いわゆる「ゲンキンな人」の生き方を国全体で未だに表明しているのが中韓両国政府ですが、こんなことで世界の大国としての尊敬を集められると思って信じている・羞じない状態が怖いところです。
恥ずかしいことか否かの基準すらないのですから、親鸞の言ういわゆる「善人です」から手に負えません。
もしもこう言う国が世界制覇すると世界中が恐怖政治に陥るでしょう。
折しも数日前から、北朝鮮での権力闘争の結果、No.2の張成沢氏が身体が粉々になるほどの機関銃による大量射撃による銃殺を受けてその場で火炎放射器で焼き尽くされるという大虐殺行為がわざわざ北朝鮮政府によって?公表されたようです。
公開処刑は見せしめのためにやるものですが、今回は残虐性の度が過ぎているので世界中を驚かせました。
北朝鮮の残虐な粛清が報じられると歴代中国の残虐な歴史を想起する人が多いでしょう。
中国の歴史では、政敵をカマゆでにして子供に無理に食べさせるなど常軌を逸した残虐行為が行なわれてきました。
実は同時期に中国でも、習近平新政権成立に絡んだ権力闘争・・薄煕来事件処理とその後ろ盾の大物周永康氏の動静不明のママ・粛清事件がまだヤミの中に沈んでいます。
中国社会・政治体制は北朝鮮の巨大版でしかないことを繰り返し書いてきましたが、中国は北朝鮮の粛清に対する世界の反応を見て、周永康氏の処刑を発表するかどうかを計っているのでしょうか?

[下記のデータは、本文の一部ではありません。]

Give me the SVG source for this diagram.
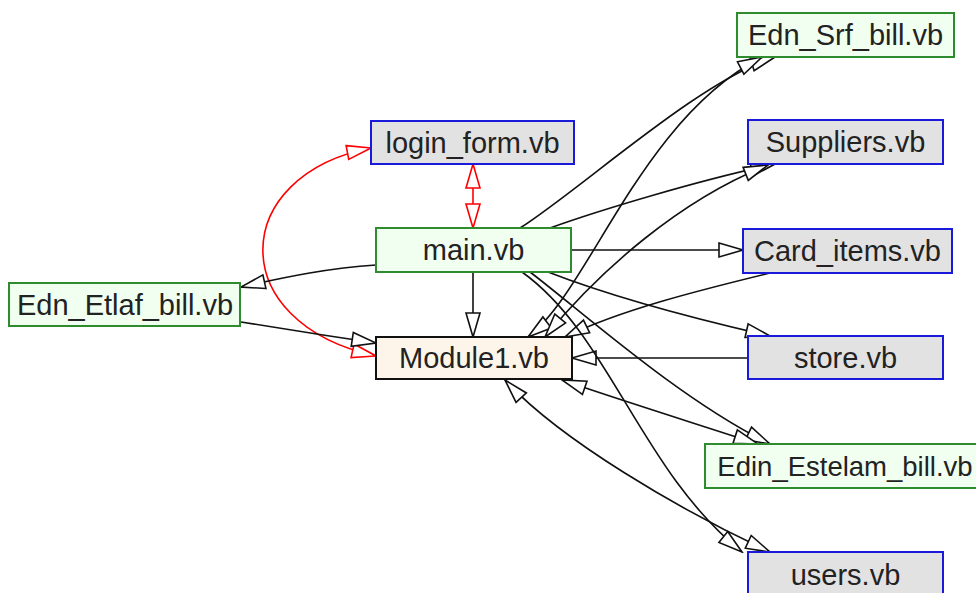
<svg xmlns="http://www.w3.org/2000/svg" width="976" height="593" viewBox="0 0 976 593">
<style>
  .lbl { font-family: "Liberation Sans", Arial, sans-serif; font-size: 29px; fill: #222; text-anchor: middle; }
  .blue { fill: #e2e2e2; stroke: #1a1adc; stroke-width: 2; }
  .green { fill: #f0fff0; stroke: #2e8b2e; stroke-width: 2; }
  .mod { fill: #fdf5ea; stroke: #111; stroke-width: 2; }
  .e { fill: none; stroke: #111; stroke-width: 1.6; marker-end: url(#ah); }
  .bi { marker-start: url(#ah); }
  .r { fill: none; stroke: #f00; stroke-width: 1.6; marker-end: url(#ahr); marker-start: url(#ahr); }
</style>
<defs>
  <marker id="ah" markerUnits="userSpaceOnUse" markerWidth="28" markerHeight="18" refX="24" refY="7" orient="auto-start-reverse" viewBox="-2 -2 28 18">
    <path d="M0,0 L24,7 L0,14 Z" fill="#fff" stroke="#111" stroke-width="1.6"/>
  </marker>
  <marker id="ahr" markerUnits="userSpaceOnUse" markerWidth="28" markerHeight="18" refX="24" refY="7" orient="auto-start-reverse" viewBox="-2 -2 28 18">
    <path d="M0,0 L24,7 L0,14 Z" fill="#fff" stroke="#f00" stroke-width="1.6"/>
  </marker>
</defs>
<rect width="976" height="593" fill="#fff"/>
<g id="connectors">
  <path class="r" d="M473,164 L473,228"/>
  <path class="r" d="M371,148 C230,175 222,322 376,356"/>
  <path class="e" d="M473,272 L473,337"/>
  <path class="e" d="M376,265 C330,268 290,276 241,287"/>
  <path class="e" d="M241,322 C290,330 330,336 376,343"/>
  <path class="e" d="M571,250 L743,250"/>
  <path class="e" d="M520,228 C580,190 700,80 775,57"/>
  <path class="e bi" d="M528,337 C590,290 640,120 762,57"/>
  <path class="e" d="M550,228 C600,210 700,180 775,164"/>
  <path class="e bi" d="M545,337 C600,270 680,200 768,165"/>
  <path class="e" d="M770,273 C700,290 620,310 565,337"/>
  <path class="e" d="M548,272 C620,300 700,320 770,336"/>
  <path class="e" d="M748,358 L572,358"/>
  <path class="e" d="M530,272 C580,310 680,400 770,444"/>
  <path class="e bi" d="M562,380 C620,400 700,425 758,444"/>
  <path class="e" d="M522,272 C610,335 640,470 742,552"/>
  <path class="e bi" d="M505,380 C560,440 680,510 770,552"/>
</g>
<g id="node-login_form">
  <rect class="blue" x="371" y="121" width="203" height="43"/>
  <text class="lbl" x="472.5" y="152.5">login_form.vb</text>
</g>
<g id="node-main">
  <rect class="green" x="376" y="228" width="195" height="44"/>
  <text class="lbl" x="473.5" y="260">main.vb</text>
</g>
<g id="node-Module1">
  <rect class="mod" x="376" y="337" width="196" height="42"/>
  <text class="lbl" x="474" y="368">Module1.vb</text>
</g>
<g id="node-Edn_Etlaf_bill">
  <rect class="green" x="9" y="283" width="231" height="43"/>
  <text class="lbl" x="125" y="314.5">Edn_Etlaf_bill.vb</text>
</g>
<g id="node-Edn_Srf_bill">
  <rect class="green" x="737" y="13" width="217" height="44"/>
  <text class="lbl" x="845.5" y="45">Edn_Srf_bill.vb</text>
</g>
<g id="node-Suppliers">
  <rect class="blue" x="748" y="120" width="195" height="44"/>
  <text class="lbl" x="845.5" y="152">Suppliers.vb</text>
</g>
<g id="node-Card_items">
  <rect class="blue" x="743" y="229" width="209" height="44"/>
  <text class="lbl" x="847.5" y="261">Card_items.vb</text>
</g>
<g id="node-store">
  <rect class="blue" x="748" y="336" width="195" height="43"/>
  <text class="lbl" x="845.5" y="367.5">store.vb</text>
</g>
<g id="node-Edin_Estelam_bill">
  <rect class="green" x="705" y="444" width="295" height="44"/>
  <text class="lbl" x="845" y="476" style="font-size:27.5px">Edin_Estelam_bill.vb</text>
</g>
<g id="node-users">
  <rect class="blue" x="748" y="552" width="195" height="44"/>
  <text class="lbl" x="845.5" y="585">users.vb</text>
</g>
</svg>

こうした連想を呼び起こすために特定マスコミが作為的に残虐報道を世界中駆け巡らせて現在中国の残虐性を連想させて浮かび上がらせる役割を果たしているようです。
今朝のカジカ文庫には、宮崎正弘氏のこういった意見・・「粛清関連のニュースが全て香港発というのは怪しい」という視点の意見・・ブログが掲載されています。
中韓両国では専制政治の経験しかなくて、権力者は暴動が起きて王朝が倒れるまで恐怖政治をすれば良いという価値観で来た結果・・そう言う歴史しか知らないからでしょう。
専制政体では、民意の支持によって政権運営するのではなく、権力闘争に勝ち抜きさえすれば何をしても良いというのが秦の始皇帝以来の東洋的専制君主制の帰結です。
こう言う価値観・政体しか知らない社会では、国民の信によって政権が存在すると言う価値観が容易に理解出来ません。
政権が信頼によらない社会では、商道徳の世界でも目先の金になるか否かが全てであって信用など二の次になり易いのでしょう。